Quote every line of the data below as it stands, omitting pictures.

··· Material supplied ···

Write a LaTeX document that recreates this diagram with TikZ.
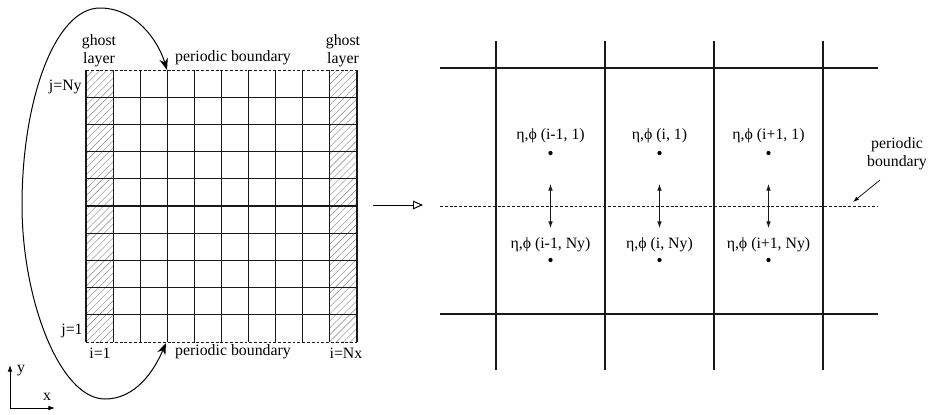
\documentclass[tikz,border=0pt]{standalone}
\usepackage{fontspec}
\setmainfont{Liberation Serif}
\usetikzlibrary{arrows.meta, patterns.meta, positioning}

\begin{document}
\begin{tikzpicture}[
  x=0.03cm, y=-0.03cm,
  lbl/.style={font=\fontsize{13.5}{15.4}\selectfont, inner sep=1pt},
  gridline/.style={draw=black!90, line width=1pt},
  bnd/.style={draw=black!90, line width=0.75pt, dash pattern=on 2.5pt off 1.6pt},
  ghost/.style={pattern={Lines[angle=45, distance=4.2pt, line width=0.35pt]}, pattern color=black!50},
  swap/.style={draw=black!90, line width=0.75pt, {Latex[length=2mm,width=1.4mm]}-{Latex[length=2mm,width=1.4mm]}},
  pnt/.style={circle, fill=black, inner sep=0pt, minimum size=3.6pt}
]
\useasboundingbox (0,0) rectangle (939,414);

% left: grid with ghost layers
\fill[ghost] (86,70) rectangle (113,342);
\fill[ghost] (330,70) rectangle (357,342);
\foreach \k in {0,...,10}
  \draw[gridline] (86+27.1*\k,70) -- (86+27.1*\k,342);
\foreach \k in {1,...,9}
  \draw[gridline] (86,70+27.2*\k) -- (357,70+27.2*\k);
\draw[bnd] (86,70) -- (357,70);
\draw[bnd] (86,342) -- (357,342);

\node[lbl, align=center] (ghostL) at (99,51) {ghost\\layer};
\node[lbl, align=center] (ghostR) at (343,51) {ghost\\layer};
\node[lbl] (pbtop) at (233,58) {periodic boundary};
\node[lbl, anchor=east] (jNy) at (83,87) {j=Ny};
\node[lbl, anchor=east] (j1) at (84,331) {j=1};
\node[lbl] (i1) at (100,353) {i=1};
\node[lbl] (pbbot) at (233,352) {periodic boundary};
\node[lbl] (iNx) at (346,353) {i=Nx};

% wrap-around arrow
\coordinate (arcT) at (167,70);
\coordinate (arcB) at (166,343);
\draw[line width=0.85pt, {Stealth[length=3.5mm,width=2.6mm]}-{Stealth[length=3.5mm,width=2.6mm]}]
  (arcB) .. controls (150,380) and (130,399) .. (105,399)
  .. controls (60,399) and (22,300) .. (22,205)
  .. controls (22,100) and (55,8) .. (100,8)
  .. controls (135,8) and (158,40) .. (arcT);

% axes
\coordinate (orig) at (10,408);
\coordinate (yend) at (10,365);
\coordinate (xend) at (55,408);
\draw[line width=0.75pt, {Latex[length=2mm,width=1.4mm]}-{Latex[length=2mm,width=1.4mm]}] (yend) -- (orig) -- (xend);
\node[lbl] (ylab) at (21,371) {y};
\node[lbl] (xlab) at (47,397) {x};

% zoom arrow
\coordinate (zA) at (373,205);
\coordinate (zB) at (423,205);
\draw[line width=0.85pt, -{Triangle[open,length=3mm,width=2.6mm]}] (zA) -- (zB);

% right: cells across the boundary
\foreach \c in {496,605,714,823}
  \draw[gridline] (\c,41) -- (\c,370);
\draw[gridline] (440,68) -- (878,68);
\draw[gridline] (440,314) -- (878,314);
\draw[bnd] (440,206) -- (878,206);

\foreach \c/\lab [count=\n] in {550.5/i-1, 659.5/i, 768.5/i+1} {
  \node[lbl] (up\n) at (\c,136) {η,ϕ (\lab, 1)};
  \node[pnt] (dotu\n) at (\c,153) {};
  \node[lbl] (lo\n) at (\c,245) {η,ϕ (\lab, Ny)};
  \node[pnt] (dotl\n) at (\c,260) {};
  \coordinate (au\n) at (\c,184);
  \coordinate (al\n) at (\c,228);
  \draw[swap] (au\n) -- (al\n);
}

\node[lbl, align=center] (pbR) at (897,154) {periodic\\boundary};
\coordinate (pbS) at (880,180);
\coordinate (pbE) at (853,202);
\draw[line width=0.6pt, -{Latex[length=1.8mm,width=1.2mm]}] (pbS) -- (pbE);
\end{tikzpicture}
\end{document}
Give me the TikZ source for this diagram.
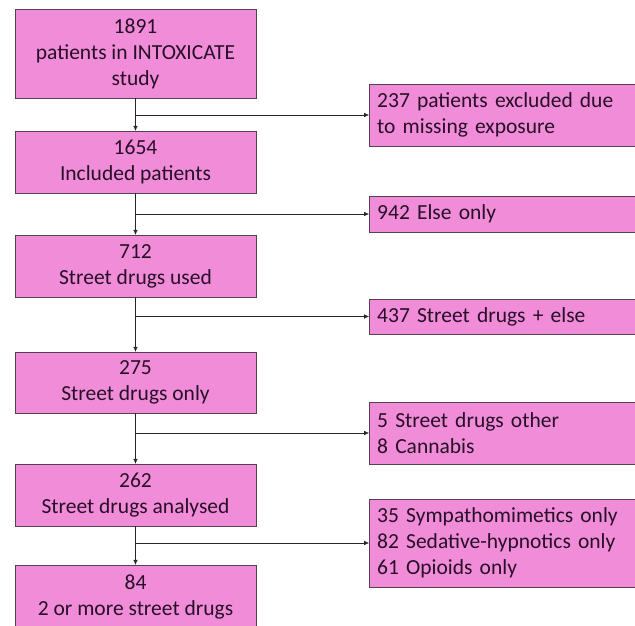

···

## Response below
Write a LaTeX document that recreates this diagram with TikZ.
\documentclass[tikz,border=0pt]{standalone}
\usepackage{fontspec}
\setmainfont{Liberation Serif}
\usetikzlibrary{arrows.meta, patterns.meta, positioning}

\begin{document}
\begin{tikzpicture}[
  x=0.03cm, y=-0.03cm,
  lbl/.style={font=\fontsize{13.5}{15.4}\selectfont, inner sep=1pt},
  gridline/.style={draw=black!90, line width=1pt},
  bnd/.style={draw=black!90, line width=0.75pt, dash pattern=on 2.5pt off 1.6pt},
  ghost/.style={pattern={Lines[angle=45, distance=4.2pt, line width=0.35pt]}, pattern color=black!50},
  swap/.style={draw=black!90, line width=0.75pt, {Latex[length=2mm,width=1.4mm]}-{Latex[length=2mm,width=1.4mm]}},
  pnt/.style={circle, fill=black, inner sep=0pt, minimum size=3.6pt}
]
\useasboundingbox (0,0) rectangle (939,414);

% left: grid with ghost layers
\fill[ghost] (86,70) rectangle (113,342);
\fill[ghost] (330,70) rectangle (357,342);
\foreach \k in {0,...,10}
  \draw[gridline] (86+27.1*\k,70) -- (86+27.1*\k,342);
\foreach \k in {1,...,9}
  \draw[gridline] (86,70+27.2*\k) -- (357,70+27.2*\k);
\draw[bnd] (86,70) -- (357,70);
\draw[bnd] (86,342) -- (357,342);

\node[lbl, align=center] (ghostL) at (99,51) {ghost\\layer};
\node[lbl, align=center] (ghostR) at (343,51) {ghost\\layer};
\node[lbl] (pbtop) at (233,58) {periodic boundary};
\node[lbl, anchor=east] (jNy) at (83,87) {j=Ny};
\node[lbl, anchor=east] (j1) at (84,331) {j=1};
\node[lbl] (i1) at (100,353) {i=1};
\node[lbl] (pbbot) at (233,352) {periodic boundary};
\node[lbl] (iNx) at (346,353) {i=Nx};

% wrap-around arrow
\coordinate (arcT) at (167,70);
\coordinate (arcB) at (166,343);
\draw[line width=0.85pt, {Stealth[length=3.5mm,width=2.6mm]}-{Stealth[length=3.5mm,width=2.6mm]}]
  (arcB) .. controls (150,380) and (130,399) .. (105,399)
  .. controls (60,399) and (22,300) .. (22,205)
  .. controls (22,100) and (55,8) .. (100,8)
  .. controls (135,8) and (158,40) .. (arcT);

% axes
\coordinate (orig) at (10,408);
\coordinate (yend) at (10,365);
\coordinate (xend) at (55,408);
\draw[line width=0.75pt, {Latex[length=2mm,width=1.4mm]}-{Latex[length=2mm,width=1.4mm]}] (yend) -- (orig) -- (xend);
\node[lbl] (ylab) at (21,371) {y};
\node[lbl] (xlab) at (47,397) {x};

% zoom arrow
\coordinate (zA) at (373,205);
\coordinate (zB) at (423,205);
\draw[line width=0.85pt, -{Triangle[open,length=3mm,width=2.6mm]}] (zA) -- (zB);

% right: cells across the boundary
\foreach \c in {496,605,714,823}
  \draw[gridline] (\c,41) -- (\c,370);
\draw[gridline] (440,68) -- (878,68);
\draw[gridline] (440,314) -- (878,314);
\draw[bnd] (440,206) -- (878,206);

\foreach \c/\lab [count=\n] in {550.5/i-1, 659.5/i, 768.5/i+1} {
  \node[lbl] (up\n) at (\c,136) {η,ϕ (\lab, 1)};
  \node[pnt] (dotu\n) at (\c,153) {};
  \node[lbl] (lo\n) at (\c,245) {η,ϕ (\lab, Ny)};
  \node[pnt] (dotl\n) at (\c,260) {};
  \coordinate (au\n) at (\c,184);
  \coordinate (al\n) at (\c,228);
  \draw[swap] (au\n) -- (al\n);
}

\node[lbl, align=center] (pbR) at (897,154) {periodic\\boundary};
\coordinate (pbS) at (880,180);
\coordinate (pbE) at (853,202);
\draw[line width=0.6pt, -{Latex[length=1.8mm,width=1.2mm]}] (pbS) -- (pbE);
\end{tikzpicture}
\end{document}
Give me the TikZ source for this diagram.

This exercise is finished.